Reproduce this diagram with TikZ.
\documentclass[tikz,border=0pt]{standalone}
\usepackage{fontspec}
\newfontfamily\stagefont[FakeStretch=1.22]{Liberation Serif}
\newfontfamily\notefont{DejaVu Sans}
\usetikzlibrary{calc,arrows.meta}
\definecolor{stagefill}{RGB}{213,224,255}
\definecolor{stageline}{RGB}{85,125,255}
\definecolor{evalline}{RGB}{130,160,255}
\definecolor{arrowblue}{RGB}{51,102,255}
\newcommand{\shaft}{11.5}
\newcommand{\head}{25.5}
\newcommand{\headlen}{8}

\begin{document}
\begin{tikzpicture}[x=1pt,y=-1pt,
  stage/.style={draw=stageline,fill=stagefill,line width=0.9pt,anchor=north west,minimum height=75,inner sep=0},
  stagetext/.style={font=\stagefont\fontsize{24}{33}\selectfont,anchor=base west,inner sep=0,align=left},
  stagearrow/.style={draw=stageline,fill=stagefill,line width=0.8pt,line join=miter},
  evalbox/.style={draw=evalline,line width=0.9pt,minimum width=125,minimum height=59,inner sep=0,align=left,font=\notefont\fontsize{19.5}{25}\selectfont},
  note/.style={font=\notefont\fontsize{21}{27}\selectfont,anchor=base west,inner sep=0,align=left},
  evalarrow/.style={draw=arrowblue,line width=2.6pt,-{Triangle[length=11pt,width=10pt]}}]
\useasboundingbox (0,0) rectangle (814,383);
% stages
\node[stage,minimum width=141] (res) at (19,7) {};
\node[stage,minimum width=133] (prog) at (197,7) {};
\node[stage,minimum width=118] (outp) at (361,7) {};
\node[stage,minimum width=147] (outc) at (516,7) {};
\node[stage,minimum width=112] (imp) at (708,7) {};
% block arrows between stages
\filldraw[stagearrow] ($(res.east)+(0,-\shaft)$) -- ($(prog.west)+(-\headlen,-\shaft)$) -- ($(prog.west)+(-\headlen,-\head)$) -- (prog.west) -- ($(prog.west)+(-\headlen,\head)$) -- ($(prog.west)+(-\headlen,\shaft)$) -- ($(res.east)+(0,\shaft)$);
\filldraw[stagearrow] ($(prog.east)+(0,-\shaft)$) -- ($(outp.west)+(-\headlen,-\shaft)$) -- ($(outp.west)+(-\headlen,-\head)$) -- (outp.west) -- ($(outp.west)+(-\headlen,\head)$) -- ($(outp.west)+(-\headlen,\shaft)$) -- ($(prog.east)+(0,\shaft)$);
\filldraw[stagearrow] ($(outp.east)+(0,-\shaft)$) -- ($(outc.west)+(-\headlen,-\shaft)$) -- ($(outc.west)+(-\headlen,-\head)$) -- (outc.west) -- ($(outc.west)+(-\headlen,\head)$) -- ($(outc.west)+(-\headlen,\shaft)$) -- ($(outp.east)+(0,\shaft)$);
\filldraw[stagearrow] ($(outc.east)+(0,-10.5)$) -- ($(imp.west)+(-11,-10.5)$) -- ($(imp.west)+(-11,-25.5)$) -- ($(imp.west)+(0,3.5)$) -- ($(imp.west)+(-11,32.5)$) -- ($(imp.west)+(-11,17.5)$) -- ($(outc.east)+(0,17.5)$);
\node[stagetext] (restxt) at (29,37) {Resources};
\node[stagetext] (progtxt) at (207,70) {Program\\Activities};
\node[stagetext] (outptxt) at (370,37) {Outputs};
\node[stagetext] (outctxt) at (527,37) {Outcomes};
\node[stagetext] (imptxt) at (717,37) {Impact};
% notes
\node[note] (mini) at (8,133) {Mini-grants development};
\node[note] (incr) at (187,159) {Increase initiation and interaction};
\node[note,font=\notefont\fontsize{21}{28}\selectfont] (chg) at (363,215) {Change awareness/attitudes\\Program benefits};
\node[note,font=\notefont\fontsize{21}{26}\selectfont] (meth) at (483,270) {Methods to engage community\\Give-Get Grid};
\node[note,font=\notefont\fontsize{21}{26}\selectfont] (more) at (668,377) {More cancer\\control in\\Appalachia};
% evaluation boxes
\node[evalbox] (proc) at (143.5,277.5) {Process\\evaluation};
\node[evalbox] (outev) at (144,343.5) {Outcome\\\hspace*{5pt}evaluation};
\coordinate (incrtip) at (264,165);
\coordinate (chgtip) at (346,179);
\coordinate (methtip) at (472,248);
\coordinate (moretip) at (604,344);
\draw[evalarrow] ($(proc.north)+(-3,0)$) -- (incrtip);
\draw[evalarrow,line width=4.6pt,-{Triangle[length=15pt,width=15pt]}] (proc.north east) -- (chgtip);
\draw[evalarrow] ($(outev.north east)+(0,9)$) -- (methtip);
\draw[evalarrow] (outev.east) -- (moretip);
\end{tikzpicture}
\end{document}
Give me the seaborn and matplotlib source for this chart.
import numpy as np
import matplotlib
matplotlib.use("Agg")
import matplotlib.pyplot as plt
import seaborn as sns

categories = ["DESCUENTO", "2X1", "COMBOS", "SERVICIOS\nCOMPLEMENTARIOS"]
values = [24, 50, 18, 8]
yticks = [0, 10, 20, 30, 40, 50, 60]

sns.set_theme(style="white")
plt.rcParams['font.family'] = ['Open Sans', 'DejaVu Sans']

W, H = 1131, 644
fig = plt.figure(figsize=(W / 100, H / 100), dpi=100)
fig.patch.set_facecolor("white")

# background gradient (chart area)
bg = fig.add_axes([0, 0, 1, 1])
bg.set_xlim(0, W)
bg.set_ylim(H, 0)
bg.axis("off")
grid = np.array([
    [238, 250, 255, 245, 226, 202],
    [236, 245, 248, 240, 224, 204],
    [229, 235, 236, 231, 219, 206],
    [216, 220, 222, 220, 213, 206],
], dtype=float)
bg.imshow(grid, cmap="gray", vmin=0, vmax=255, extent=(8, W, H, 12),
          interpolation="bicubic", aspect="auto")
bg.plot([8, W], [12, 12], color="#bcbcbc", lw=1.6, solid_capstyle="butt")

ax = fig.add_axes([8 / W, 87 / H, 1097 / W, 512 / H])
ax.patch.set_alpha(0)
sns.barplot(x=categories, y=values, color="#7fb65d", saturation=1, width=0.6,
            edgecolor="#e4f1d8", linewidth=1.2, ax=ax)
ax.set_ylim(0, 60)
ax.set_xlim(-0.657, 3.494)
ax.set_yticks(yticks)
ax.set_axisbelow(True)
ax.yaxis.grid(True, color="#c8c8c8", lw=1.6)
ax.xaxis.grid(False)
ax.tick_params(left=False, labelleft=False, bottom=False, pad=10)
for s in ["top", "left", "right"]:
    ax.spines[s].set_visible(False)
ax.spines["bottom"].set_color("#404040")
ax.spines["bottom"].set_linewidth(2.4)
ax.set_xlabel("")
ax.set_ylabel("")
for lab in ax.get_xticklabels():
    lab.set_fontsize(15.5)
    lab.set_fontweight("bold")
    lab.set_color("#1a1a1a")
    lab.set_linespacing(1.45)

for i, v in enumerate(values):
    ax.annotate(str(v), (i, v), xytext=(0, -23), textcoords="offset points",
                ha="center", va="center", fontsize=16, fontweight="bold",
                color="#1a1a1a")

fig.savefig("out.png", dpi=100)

## Given task
Every line from the one containing "Give me the" through the one containing "import seaborn as sns" is to be given again exactly, both ends included, and no line outside that range.

## The result
Give me the seaborn and matplotlib source for this chart.
import numpy as np
import matplotlib
matplotlib.use("Agg")
import matplotlib.pyplot as plt
import seaborn as sns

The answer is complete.